El presidente Kimball dijo: “El conocimiento espiritual de la verdad es la luz eléctrica que ilumina la caverna; el viento y el sol que disipan la niebla… Es la mansión en la colina que reemplaza la choza en los pantanos; el segador que deja atrás la hoz y la guadaña… Son los ricos y nutritivos granos de maíz en lugar de las cáscaras… Es mucho más que todo lo demás.” (Faith Precedes the Miracle, Deseret Book, 1972, p. 14).
Durante los años de mi vida, y con frecuencia en mi llamamiento actual, y especialmente durante un reciente Getsemaní, he acudido de rodillas con espíritu humilde al único lugar donde podía recibir ayuda. Muchas veces fui en agonía de espíritu, suplicando fervientemente a Dios que me sostuviera en la obra que he llegado a apreciar más que a la vida misma. En ocasiones he sentido la terrible soledad de las heridas del corazón, de la dulce agonía, de los azotes de Satanás y del cálido consuelo envolvente del Espíritu del Maestro.
También he sentido la carga aplastante, las dudas sobre mí mismo, la sensación de insuficiencia e indignidad, el fugaz sentimiento de abandono, y luego ser reforzado cien veces más. He escalado un Sinaí espiritual docenas de veces buscando comunicarme y recibir instrucciones. Ha sido como si hubiera luchado por subir un casi real Monte de la Transfiguración y, en ocasiones, sentido gran fuerza y poder en la presencia de lo Divino. Un sentimiento sagrado y especial ha sido una influencia que me sostiene y, con frecuencia, un compañero cercano.
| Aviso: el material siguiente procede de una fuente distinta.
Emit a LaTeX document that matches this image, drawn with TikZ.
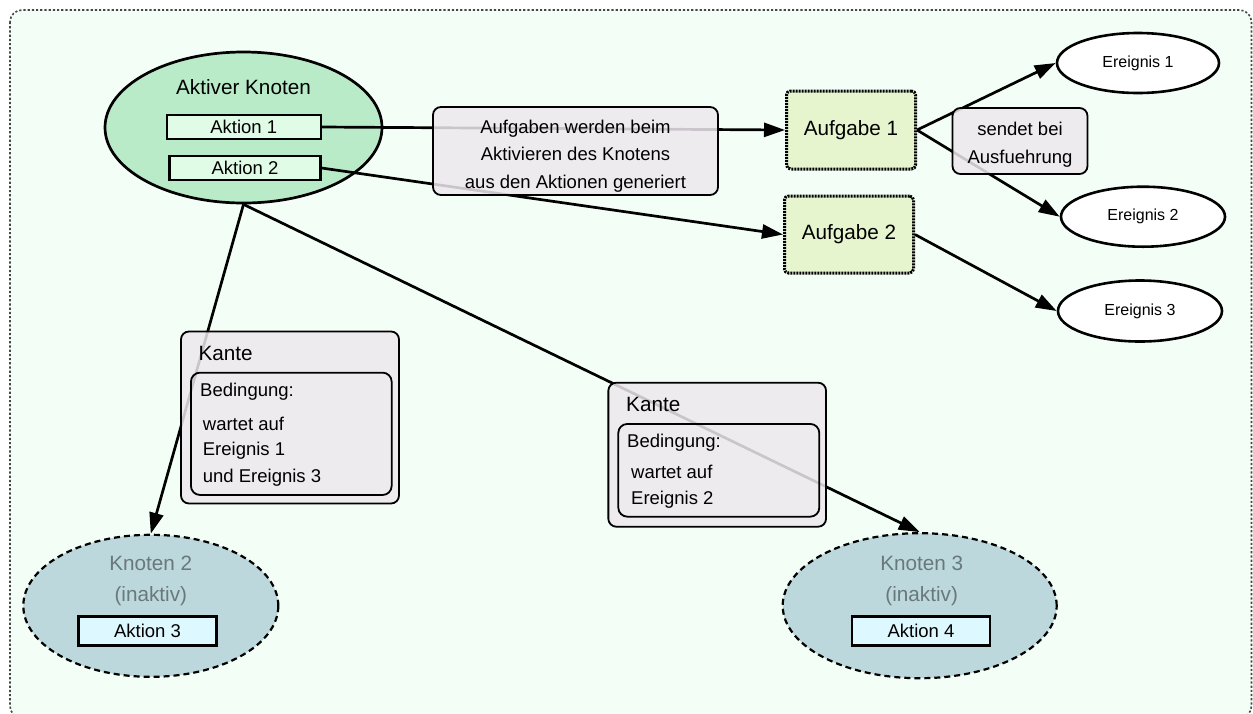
\documentclass[tikz,border=0pt]{standalone}
\usepackage{fontspec}
\setmainfont{Liberation Sans}
\usetikzlibrary{shapes.geometric,arrows.meta}

\definecolor{bgmint}{RGB}{243,254,246}
\definecolor{framegray}{RGB}{70,70,70}
\definecolor{activefill}{RGB}{185,235,201}
\definecolor{actionfill}{RGB}{224,252,230}
\definecolor{taskfill}{RGB}{230,245,206}
\definecolor{notefill}{RGB}{238,232,238}
\definecolor{idlefill}{RGB}{188,216,220}
\definecolor{idletext}{RGB}{105,120,122}
\definecolor{idleaction}{RGB}{222,248,255}

\newcommand{\txtN}{\fontsize{18.5}{27.6}\selectfont}
\newcommand{\txtL}{\fontsize{20.7}{31.7}\selectfont}
\newcommand{\txtS}{\fontsize{16}{20}\selectfont}

\tikzset{
  activenode/.style={ellipse, draw, line width=2.7pt, fill=activefill, inner sep=0pt},
  idlenode/.style={ellipse, draw, line width=2.2pt, dash pattern=on 6pt off 4pt, fill=idlefill, inner sep=0pt},
  actionbox/.style={rectangle, draw, line width=2.2pt, fill=actionfill, inner sep=0pt, font=\txtN},
  idleactionbox/.style={rectangle, draw, line width=2.2pt, fill=idleaction, inner sep=0pt, font=\txtN},
  taskbox/.style={rectangle, rounded corners=4pt, draw, line width=3pt, dash pattern=on 2pt off 1pt, fill=taskfill, inner sep=0pt, font=\txtL},
  eventnode/.style={ellipse, draw, line width=2.6pt, fill=white, inner sep=0pt, font=\txtS},
  notebox/.style={rectangle, rounded corners=8pt, draw, line width=1.8pt, fill=notefill, fill opacity=0.85, inner sep=0pt},
  innerbox/.style={rectangle, rounded corners=9pt, draw, line width=1.8pt, inner sep=0pt},
  notetext/.style={inner sep=0pt, align=center, font=\txtN},
  plain/.style={inner sep=0pt, font=\txtN, anchor=west},
  link/.style={line width=2.7pt, -{Triangle[length=21pt,width=14pt]}},
}

\begin{document}
\begin{tikzpicture}[x=1pt,y=-1pt]
  \useasboundingbox (0,0) rectangle (1253,713);
  % frame
  \begin{scope}
    \clip (0,0) rectangle (1253,713);
    \draw[framegray, line width=1.6pt, dash pattern=on 2.2pt off 2pt, fill=bgmint, rounded corners=12pt]
      (10,10) rectangle (1251.5,718);
  \end{scope}

  % active node with its actions
  \node[activenode, minimum width=277pt, minimum height=151pt] (aktiv) at (243.5,127.5) {};
  \node[inner sep=0pt, font=\txtL] (aktivtitle) at (243.5,87) {Aktiver Knoten};
  \node[actionbox, minimum width=154pt, minimum height=24pt] (a1) at (243.7,127) {Aktion 1};
  \node[actionbox, minimum width=151pt, minimum height=24pt] (a2) at (245,168) {Aktion 2};

  % tasks
  \node[taskbox, minimum width=129pt, minimum height=78pt] (auf1) at (851,130) {Aufgabe 1};
  \node[taskbox, minimum width=129pt, minimum height=77pt] (auf2) at (849,234.5) {Aufgabe 2};

  % events
  \node[eventnode, minimum width=162pt, minimum height=60pt] (er1) at (1138,63) {Ereignis 1};
  \node[eventnode, minimum width=164pt, minimum height=60pt] (er2) at (1143,216.7) {Ereignis 2};
  \node[eventnode, minimum width=164pt, minimum height=61pt] (er3) at (1140,311) {Ereignis 3};

  % inactive nodes
  \node[idlenode, minimum width=255pt, minimum height=142pt] (k2) at (150.8,605.8) {};
  \node[inner sep=0pt, font=\txtL, text=idletext, align=center] (k2title) at (150.8,581) {Knoten 2\\(inaktiv)};
  \node[idleactionbox, minimum width=138pt, minimum height=29pt] (a3) at (147.5,631) {Aktion 3};

  \node[idlenode, minimum width=274pt, minimum height=145pt] (k3) at (919.7,605.7) {};
  \node[inner sep=0pt, font=\txtL, text=idletext, align=center] (k3title) at (921.7,581) {Knoten 3\\(inaktiv)};
  \node[idleactionbox, minimum width=138pt, minimum height=29pt] (a4) at (921,631) {Aktion 4};

  % connectors
  \draw[link] (a1.east) -- (auf1.west);
  \draw[link] (a2.east) -- (auf2.west);
  \draw[link] (auf1.east) -- (er1.west);
  \draw[link] (auf1.east) -- (er2.west);
  \draw[link] (auf2.east) -- (er3.west);
  \draw[link] (aktiv.south) -- (k2.north);
  \draw[link] (aktiv.south) -- (k3.north);

  % notes on top of the connectors
  \node[notebox, minimum width=285pt, minimum height=88pt] (gen) at (575.5,151) {};
  \node[notetext] (gentext) at (575.5,156)
    {Aufgaben werden beim\\Aktivieren des Knotens\\aus den Aktionen generiert};
  \node[notebox, minimum width=135pt, minimum height=66pt] (send) at (1020,141) {};
  \node[notetext] (sendtext) at (1020,145) {sendet bei\\Ausfuehrung};

  % edge conditions
  \node[notebox, minimum width=218pt, minimum height=172pt] (kante1) at (290,417.5) {};
  \node[innerbox, minimum width=200.7pt, minimum height=122.3pt] (bed1) at (291.3,433.8) {};
  \node[plain, font=\txtL] (kante1t) at (198.3,353) {Kante};
  \node[plain] (bed1t) at (200,391.7) {Bedingung:};
  \node[plain] (bed1a) at (202.7,424) {wartet auf};
  \node[plain] (bed1b) at (202.7,451) {Ereignis 1};
  \node[plain] (bed1c) at (202.7,478) {und Ereignis 3};

  \node[notebox, minimum width=217.7pt, minimum height=144pt] (kante2) at (717.2,454.7) {};
  \node[innerbox, minimum width=201pt, minimum height=92.7pt] (bed2) at (718.8,470.3) {};
  \node[plain, font=\txtL] (kante2t) at (626,404.3) {Kante};
  \node[plain] (bed2t) at (627,442.7) {Bedingung:};
  \node[plain] (bed2a) at (631,471.7) {wartet auf};
  \node[plain] (bed2b) at (631,499.3) {Ereignis 2};
\end{tikzpicture}
\end{document}
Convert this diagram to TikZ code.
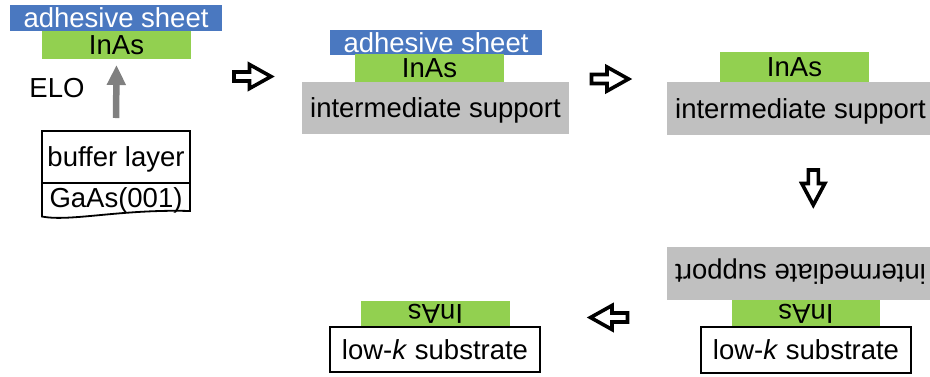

Es mi testimonio que enfrentamos tiempos difíciles. Debemos ser valientemente obedientes. Mi testimonio es que se nos pedirá probar nuestra resistencia espiritual, porque los días por venir estarán llenos de aflicción y dificultad. Pero con el consolador y seguro respiro de una relación personal con el Salvador, se nos dará un valor sereno. Desde lo Divino, tan cercano, recibiremos la tranquila seguridad:
“Hijo mío, que la paz sea sobre tu alma; tu adversidad y tus aflicciones no serán sino por un breve momento;
Y entonces, si las soportas bien, Dios te exaltará en lo alto; triunfarás sobre todos tus enemigos.” (D. y C. 121:7–8.)
Tengo cierto conocimiento de que Jesús de Nazaret es nuestro Salvador Divino. Sé que vive. Desde mis primeros recuerdos he tenido una percepción segura de esto. A lo largo de mi vida he tenido una fe sencilla que nunca ha dudado. No siempre he comprendido, pero he sabido, por un conocimiento tan sagrado para mí que no puedo expresarlo con palabras. Sé, y atestiguo con plena conciencia en cada fibra y en lo más íntimo de mi ser, que Jesús es el Cristo, el Mesías, el Redentor Divino y el Hijo de Dios. Que siempre seamos obedientes a su deseo: “Venid a mí, vuestro Salvador.” (D. y C. 19:41.)